How Real Estate Is Becoming a Wealth Preservation Strategy

Authored by – Ashwani Kumar, Pyramid Infratech

A few years ago, wealth conversations in India revolved around growth. Now they revolve around protection. One notices this not in headlines but in behaviour. Business owners exiting partial stakes are parking money into land again. Senior professionals who once chased aggressive equity returns are buying second homes they may not use immediately. NRIs are evaluating not just city exposure, but specific micro-markets, road networks, rental depth and civic quality.

Real estate is benefiting from that mood shift. Amid inflation concerns, geopolitical instability and increasingly unpredictable financial markets, tangible assets have regained seriousness.

The interesting part is that this is no longer limited to ultra-HNIs. Upper-middle-income households are behaving differently, too. Many are stretching earlier toward premium housing, sometimes uncomfortably so, because they no longer see home ownership purely as consumption.
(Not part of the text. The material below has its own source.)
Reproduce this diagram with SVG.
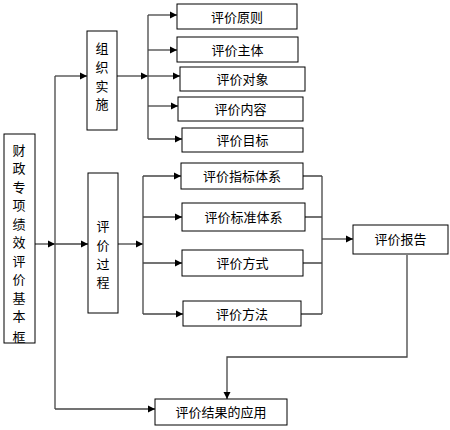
<svg xmlns="http://www.w3.org/2000/svg" width="450" height="430" viewBox="0 0 450 430">
<style>
.box{fill:#fff;stroke:#000;stroke-width:1}
.t{font-family:"Liberation Sans","Noto Sans CJK SC",sans-serif;font-size:13px;fill:#000;text-anchor:middle;dominant-baseline:central}
.c{fill:none;stroke:#444;stroke-width:1.3}
.a{marker-end:url(#arr)}
</style>
<defs>
<marker id="arr" markerUnits="userSpaceOnUse" markerWidth="8" markerHeight="8" refX="7" refY="4" orient="auto">
<path d="M0,0.5 L7,4 L0,7.5 z" fill="#000"/>
</marker>
<clipPath id="mainclip"><rect x="4" y="134" width="31" height="209"/></clipPath>
</defs>
<rect width="450" height="430" fill="#fff"/>
<g id="connectors">
<path class="c a" d="M35,244 H55"/>
<path class="c" d="M55,76 V409"/>
<path class="c a" d="M55,76 H87"/>
<path class="c a" d="M55,244 H88"/>
<path class="c a" d="M55,409 H155"/>
<path class="c a" d="M117,76 H148"/>
<path class="c" d="M148,15 V139"/>
<path class="c a" d="M148,15 H177"/>
<path class="c a" d="M148,50 H177"/>
<path class="c a" d="M148,76 H180"/>
<path class="c a" d="M148,106 H178"/>
<path class="c a" d="M148,139 H182"/>
<path class="c a" d="M118,244 H143"/>
<path class="c" d="M143,176 V314"/>
<path class="c a" d="M143,176 H181"/>
<path class="c a" d="M143,217 H182"/>
<path class="c a" d="M143,263 H182"/>
<path class="c a" d="M143,314 H183"/>
<path class="c" d="M303,176 H322 M305,217 H322 M303,263 H322 M301,314 H322 M322,176 V314"/>
<path class="c a" d="M322,239 H353"/>
<path class="c a" d="M407,255 V357 H227 V399"/>
</g>
<g id="main">
<rect class="box" x="4" y="134" width="31" height="209"/>
<g clip-path="url(#mainclip)">
<text class="t" x="19" y="150">财</text>
<text class="t" x="19" y="168.5">政</text>
<text class="t" x="19" y="187">专</text>
<text class="t" x="19" y="205.5">项</text>
<text class="t" x="19" y="224">绩</text>
<text class="t" x="19" y="242.5">效</text>
<text class="t" x="19" y="261">评</text>
<text class="t" x="19" y="279.5">价</text>
<text class="t" x="19" y="298">基</text>
<text class="t" x="19" y="316.5">本</text>
<text class="t" x="19" y="337">框</text>
</g>
</g>
<g id="org">
<rect class="box" x="87" y="31" width="30" height="99"/>
<text class="t" x="102" y="48">组</text>
<text class="t" x="102" y="67">织</text>
<text class="t" x="102" y="86">实</text>
<text class="t" x="102" y="104">施</text>
</g>
<g id="proc">
<rect class="box" x="88" y="173" width="30" height="140"/>
<text class="t" x="103" y="226">评</text>
<text class="t" x="103" y="245">价</text>
<text class="t" x="103" y="264">过</text>
<text class="t" x="103" y="282">程</text>
</g>
<g id="n1"><rect class="box" x="177" y="4" width="120" height="25"/><text class="t" x="237" y="17">评价原则</text></g>
<g id="n2"><rect class="box" x="177" y="37" width="121" height="25"/><text class="t" x="237.5" y="50">评价主体</text></g>
<g id="n3"><rect class="box" x="180" y="67" width="125" height="24"/><text class="t" x="242.5" y="79.5">评价对象</text></g>
<g id="n4"><rect class="box" x="178" y="97" width="125" height="24"/><text class="t" x="240.5" y="109.5">评价内容</text></g>
<g id="n5"><rect class="box" x="182" y="128" width="121" height="24"/><text class="t" x="242.5" y="140.5">评价目标</text></g>
<g id="p1"><rect class="box" x="181" y="163" width="122" height="26"/><text class="t" x="242" y="176.5">评价指标体系</text></g>
<g id="p2"><rect class="box" x="182" y="203" width="123" height="28"/><text class="t" x="243.5" y="217.5">评价标准体系</text></g>
<g id="p3"><rect class="box" x="182" y="250" width="121" height="26"/><text class="t" x="242.5" y="263.5">评价方式</text></g>
<g id="p4"><rect class="box" x="183" y="301" width="118" height="25"/><text class="t" x="242" y="314">评价方法</text></g>
<g id="report"><rect class="box" x="353" y="225" width="95" height="29"/><text class="t" x="400.5" y="239.5">评价报告</text></g>
<g id="result"><rect class="box" x="155" y="399" width="132" height="26"/><text class="t" x="221" y="412.5">评价结果的应用</text></g>
</svg>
The house is becoming part residence, part balance-sheet discipline.

In Delhi-NCR, especially across Gurugram’s newer corridors, one can see how this is playing out. Luxury demand has remained unexpectedly resilient despite rising ticket sizes. Homes above Rs. 1 crore accounted for nearly half of total housing sales across India’s top cities in 2025, according to Knight Frank India. In Delhi-NCR, apartments above that category expanded their share further during late 2025.
Among all the investment avenues, real estate offers something psychologically valuable: visible ownership linked to physical growth around it. Roads widen, offices arrive, airports expand, metro lines move outward, and retail follows. The asset sits inside an evolving city rather than inside a fluctuating screen.That distinction matters more now than it did a decade ago.

There is also a generational shift underway in how affluent families think about legacy. Increasingly, families want consolidated, institutional-grade assets that can survive transition without becoming management burdens later. Branded residences, managed communities, and income-generating commercial assets are attracting attention partly because they reduce friction across generations.

The manner in which projects are evaluated has also changed. Location alone is no longer enough. Buyers now examine developer governance, maintenance ecosystems, tenant quality, infrastructure visibility, and even municipal direction. They want assets capable of ageing well. And infrastructure has become central to that conversation.

The real acceleration in Gurugram over the last several years did not happen merely because of housing demand. It happened because infrastructure finally began synchronising with capital. The Southern Peripheral Road, Dwarka Expressway and surrounding sectors moved from speculative maps into functioning urban corridors. Once that transition happens, pricing changes permanently. Property values along the SPR, according to industry reports, have seen substantial appreciation over recent years.

Real estate is being viewed as stable precisely because it is relatively illiquid. After years of watching capital evaporate rapidly across volatile asset classes, many investors have rediscovered the comfort of slower-moving assets. Property prices do not refresh every second. This emotional stability offers financial value.

Of course, real estate itself remains uneven. India still has oversupplied pockets. The sector has not suddenly become rational. But the better parts of the market are becoming more disciplined, and buyers are becoming more selective in ways that were absent during earlier booms.

That is why this cycle feels different. The market does not feel euphoric. It feels cautious, almost strategic. People are not buying simply because prices may rise. They are buying because they are unsure what else will reliably preserve value over the next fifteen years.

And somewhere beneath all the market language, that is really what this phase is about. Not wealth creation alone. Wealth retention.